Copy exactly the lines that run from the top of the listing to the line containing "labelsize=13.5, labelcolor=text_col, pad=4)", both ends included, and omit the pictures.
::: Data extract
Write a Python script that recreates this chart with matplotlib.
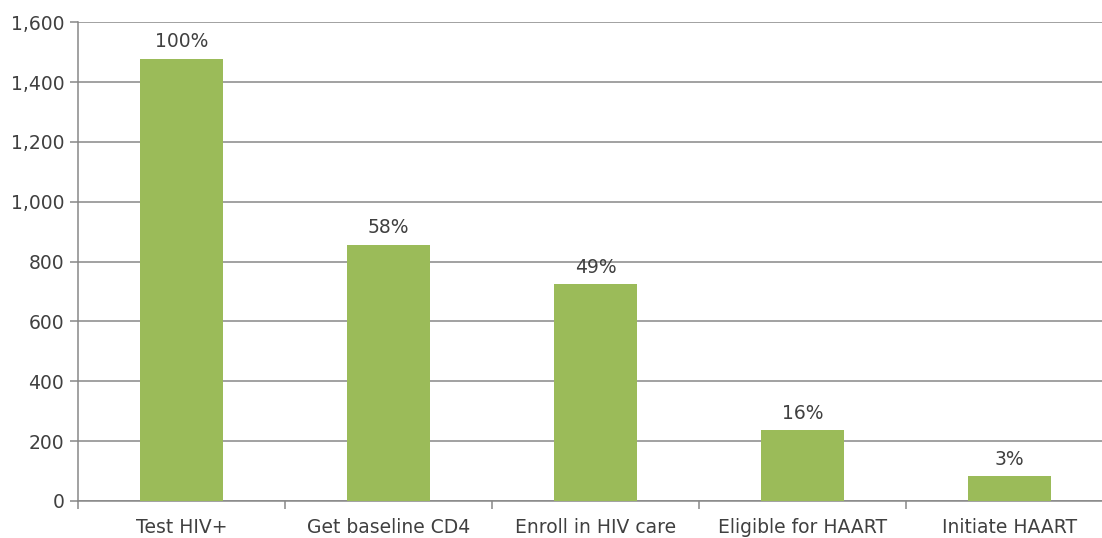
import numpy as np
import matplotlib.pyplot as plt

categories = ['Test HIV+', 'Get baseline CD4', 'Enroll in HIV care', 'Eligible for HAART', 'Initiate HAART']
counts = [1478, 857, 724, 237, 83]
pct_labels = ['100%', '58%', '49%', '16%', '3%']

plt.rcParams['font.family'] = ['DejaVu Sans']
text_col = '#404040'
grid_col = '#878787'

fig = plt.figure(figsize=[11.02, 5.38], dpi=100)
ax = fig.add_axes([0.0708, 0.0688, 0.939, 0.890])

x = np.arange(len(categories))
ax.bar(x, counts, width=0.4, color='#9BBB59', zorder=3)

for xi, c, lab in zip(x, counts, pct_labels):
    ax.text(xi, c + 25, lab, ha='center', va='bottom', fontsize=13.5, color=text_col)

ax.set_xlim(-0.5, len(categories) - 0.5)
ax.set_ylim(0, 1600)
ax.set_yticks(np.arange(0, 1601, 200))
ax.set_yticklabels(['{:,}'.format(v) for v in range(0, 1601, 200)])
ax.yaxis.grid(True, color=grid_col, lw=1.1, zorder=0)

ax.set_xticks(x)
ax.set_xticklabels(categories)
ax.set_xticks(np.arange(-0.5, len(categories)), minor=True)
ax.tick_params(axis='x', which='major', length=0, pad=12, labelsize=13.5, labelcolor=text_col)
ax.tick_params(axis='x', which='minor', length=6, color=grid_col, width=1.1)
ax.tick_params(axis='y', length=6, color=grid_col, width=1.1, labelsize=13.5, labelcolor=text_col, pad=4)

for s in ['top', 'right']:
    ax.spines[s].set_visible(False)
for s in ['left', 'bottom']:
    ax.spines[s].set_color(grid_col)
    ax.spines[s].set_linewidth(1.1)

plt.savefig('out.png', dpi=100)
::::::
[Final answer]
Write a Python script that recreates this chart with matplotlib.
import numpy as np
import matplotlib.pyplot as plt

categories = ['Test HIV+', 'Get baseline CD4', 'Enroll in HIV care', 'Eligible for HAART', 'Initiate HAART']
counts = [1478, 857, 724, 237, 83]
pct_labels = ['100%', '58%', '49%', '16%', '3%']

plt.rcParams['font.family'] = ['DejaVu Sans']
text_col = '#404040'
grid_col = '#878787'

fig = plt.figure(figsize=[11.02, 5.38], dpi=100)
ax = fig.add_axes([0.0708, 0.0688, 0.939, 0.890])

x = np.arange(len(categories))
ax.bar(x, counts, width=0.4, color='#9BBB59', zorder=3)

for xi, c, lab in zip(x, counts, pct_labels):
    ax.text(xi, c + 25, lab, ha='center', va='bottom', fontsize=13.5, color=text_col)

ax.set_xlim(-0.5, len(categories) - 0.5)
ax.set_ylim(0, 1600)
ax.set_yticks(np.arange(0, 1601, 200))
ax.set_yticklabels(['{:,}'.format(v) for v in range(0, 1601, 200)])
ax.yaxis.grid(True, color=grid_col, lw=1.1, zorder=0)

ax.set_xticks(x)
ax.set_xticklabels(categories)
ax.set_xticks(np.arange(-0.5, len(categories)), minor=True)
ax.tick_params(axis='x', which='major', length=0, pad=12, labelsize=13.5, labelcolor=text_col)
ax.tick_params(axis='x', which='minor', length=6, color=grid_col, width=1.1)
ax.tick_params(axis='y', length=6, color=grid_col, width=1.1, labelsize=13.5, labelcolor=text_col, pad=4)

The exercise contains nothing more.